Sa’eed Al-Maqbari said: “I passed by Ibn ‘Umar who had a man with him with whom he was conversing. I went to them, and he struck me on the chest and said: did you not know that the Prophet, sallallaahu ‘alayhi wa sallam, said:
“When you find two men conversing, do
not go up to them nor sit with them until they give you permission.'”
[Reported by Ahmad (5949) and it is Saheeh as reported in As-Silsilah As-Saheeha (1395).]
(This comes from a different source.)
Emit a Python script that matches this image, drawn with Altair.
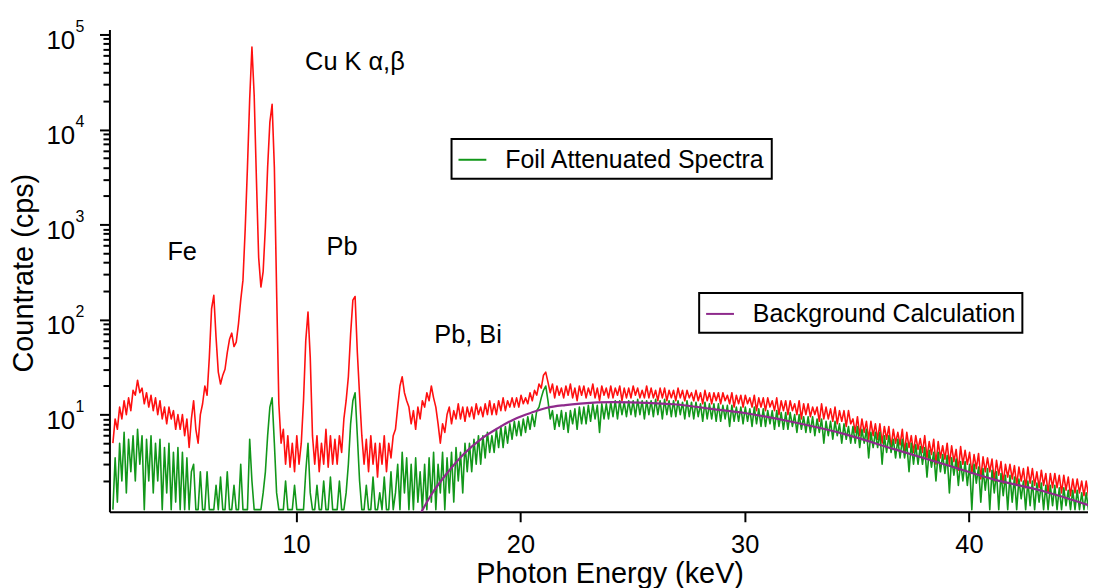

Something similar to this is not to sit between two people who were sitting together without their permission. ‘Abdullaah ibn ‘Umar, may Allaah be pleased with him, reported that the
Prophet, sallallaahu ‘alayhi wa sallam, said:
“It is not lawful for a man to separate between two people without their permission.”
[Reported by At-Tirmithi (2752) and Abu Daawood (4845) and Al-Albaani ruled it as
Being considerate of the feelings of others when privately conversing:
Islaam forbids private conversation
between two people when a third person is present, even if it is good speech. This is because it can sadden the person who is
left out of the conversation and the person might think that they are saying something unpleasant about him. Ibn Mas’ood,
may Allaah be pleased with him, said: the Prophet, sallallaahu ‘alayhi wa sallam, said:
“When you are three together, two
should not speak together privately apart from the other one until you come together with other people because that might upset him.”
[Reported by Al-Bukhaari (6290) and Muslim (2184).]
An-Nawawi, may Allaah have mercy on him, said: “This indicates that it is forbidden. So it is forbidden for two people to converse privately excluding the other person unless he permits
Ibn Hajar, may Allaah have mercy on him, said:
“His saying ‘until you come together with other people’ means that the three people in question gather with other people. The word other is general, meaning it could be one person or more…
From this we conclude that if there are four people it is permissible for two to speak privately, as the other two can
also speak privately.
Ibn ‘Umar, may Allaah be pleased with him,
said I asked the Prophet, sallallaahu ‘alayhi wa sallam:
‘What about four?’
He, sallallaahu ‘alayhi wa sallam, replied:
“It will not harm you.”
When Ibn ‘Umar, may Allaah be pleased with him, wanted to speak privately with somebody when there were three of them, he would call a fourth person and say: sit down for a while, as I have heard…and he would mention the Hadeeth.
Being considerate of a person’s feelings by not making him leave his spot for someone else to sit in:
Abu Al-Khusayb, may Allaah have mercy on him, reported: “As I was sitting, Ibn ‘Umar, may Allaah be pleased with him, came and a man stood up from his place for him, but he did not sit in that place. Instead he sat somewhere else, so the man asked: Why didn’t you sit there? He replied: I would not sit in your place or anyone else’s place after something I witnessed from the Prophet, sallallaahu ‘alayhi wa sallam: A man came to the Prophet, sallallaahu ‘alayhi wa sallam, so a man stood up from his place and the other man went to sit there. The Prophet, sallallaahu ‘alayhi wa sallam, forbade him from doing so.”
[Reported by Abu Daawood (4828) and Ahmad (5567), Al-Albaani: Hasan]
Ibn ‘Umar, may Allaah be pleased with him, reported that the Prophet, sallallaahu ‘alayhi wa sallam, said:
“Do not ask someone to give up his seat in order to take it, but make accommodation wide and sit at ease.”
In another narration:
I said: “How about Friday?”
He, sallallaahu ‘alayhi wa sallam, said:
“On Friday and other days.”
It was a habit of Ibn `Umar, may Allaah be pleased with him, that if a person left his seat for him, he would not take it.
[Reported by Al-Bukhaari (6269) and Muslim (2177).]
Abu Hurayrah, may Allaah be pleased with him, reported that
the Prophet, sallallaahu ‘alayhi wa sallam, said: “A man should not give up his place for another man, instead make space and Allaah shall make space for you.”
[Reported by Ahmad (10266) and Al-Albaani ruled it as authentic.]
Being considerate of the rightful owner of a spot if he returns to it after leaving it:
Islaam has identified rights and the protection of rights so that opinions do not differ, and so that people do not claim what is not their right,
leading to aversion and hatred. One of these rights is a person’s place, so anyone who precedes others to a certain place makes
them entitled to it. If the person leaves the place due to a need and wants to return to it then he is entitled to do so, and the
person who sat in his place must leave it for him. It is better for the person to leave a sign or indication that it is his place to
avoid aversion and hatred.
Abu Hurayrah, may Allaah be pleased with him, reported that the Prophet, sallallaahu ‘alayhi wa sallam, said:
“If someone leaves his spot, then returns to it, he is better entitled to it.”